Numa recente entrevista, Cavaco Silva afirmou que quatro maiorias absolutas eram o suficiente para lhe preencher o ego. A pergunta que lhe deveria ter sido feita era se o mesmo ego aguenta algumas das condecorações que atribuiu, entre as quais as de Zeinal Bava e de Henrique Granadeiro (e, bem assim, as que negou, como a Salgueiro Maia). Quero crer que, independentemente da sorte que aqueles venham a merecer em termos judiciais, justificava-se indagar sobre quais os méritos que terão determinado tais escolhas.

Sucede que o que ora se suscita não apenas não lhe foi de imediato apresentado como também não lhe foi dito que a publicação do livro que esteve subjacente à entrevista se trata de pouco mais do que um “ajuste de contas”, o qual, segundo Eça, se resolveria melhor “à bengalada” no Chiado.

Ao contrário dos que agora prestam loas a Cavaco Silva, não esqueço a insistente confusão entre políticas públicas e interesses privados, ocorrido nos seus (tal como nos de outros) mandatos, sobre a qual pouco se fala hoje, entretidos que andamos com o prato que nos servem ao jantar.

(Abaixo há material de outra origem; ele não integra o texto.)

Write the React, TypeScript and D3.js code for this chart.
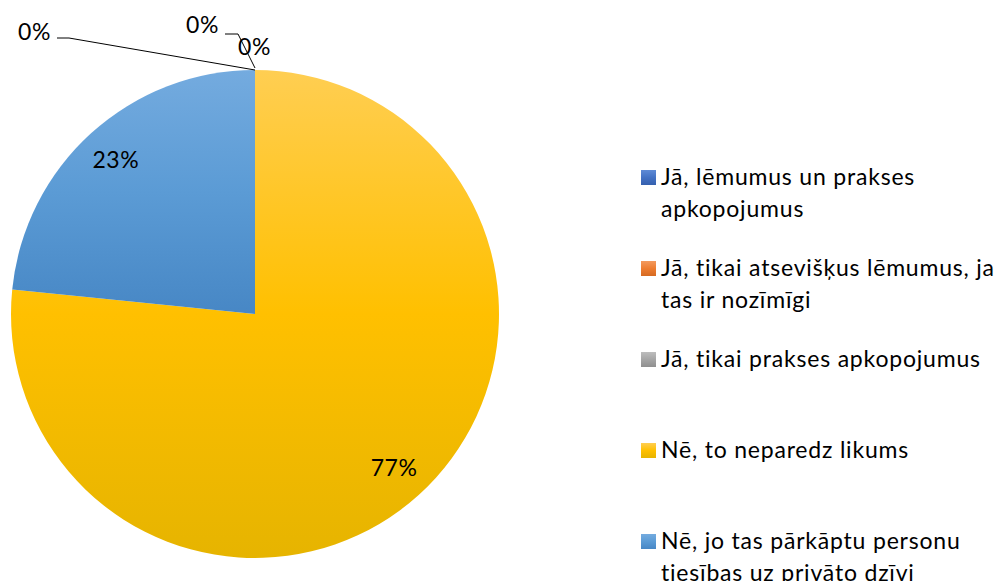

Estamos condenados não apenas a uma classe política que parece atrair os piores entre os já francamente maus, como a assistirmos a este triste espectáculo em que se converteram os telejornais, plenos de reportagens sobre (pretensos) factos requentados, cuja única síntese que admitem é percebermos que, sejam uns, sejam outros, a lama cobre (quase) todos.

Ao mesmo tempo que offshores se desvaneceram, milhões foram transferidos a título de fees sobre negócios que não se concretizaram, aos portugueses era dito que tinham vivido acima das suas possibilidades e que importava agora “cortar gorduras”, isto é, cobrar às classes média e baixa, entre outras coisas, o que estes senhores andaram a fazer. No meio disto e como se não bastasse, sabe-se agora também que uns “jotinhas” usaram dinheiros públicos em proveito próprio, como se o nosso único destino fosse alimentar os apetites de uns e de outros, comme il faut numa alegada democracia, em que tudo se pode, desde que discretamente.

Porque os tempos parecem mais brandos, em larga medida mercê de uma aposta forte no marketing, parte de nós parece ter esquecido o que de muito se sofreu e resigna-se a um papel de mero espectador de um filme de baixo calibre, cujo final nunca será um happy ending  a não ser, eventualmente, para os visados.

Os Portugueses parecem, pois, ter-se destinado ao papel de meros serviçais, aos quais é dada permissão para assistirem, a espaços, aos devaneios dos seus senhores, competindo-lhes, no final, limpar os despojos. Confesso, é algo a que não me resigno.

A autora escreve segundo a antiga ortografia.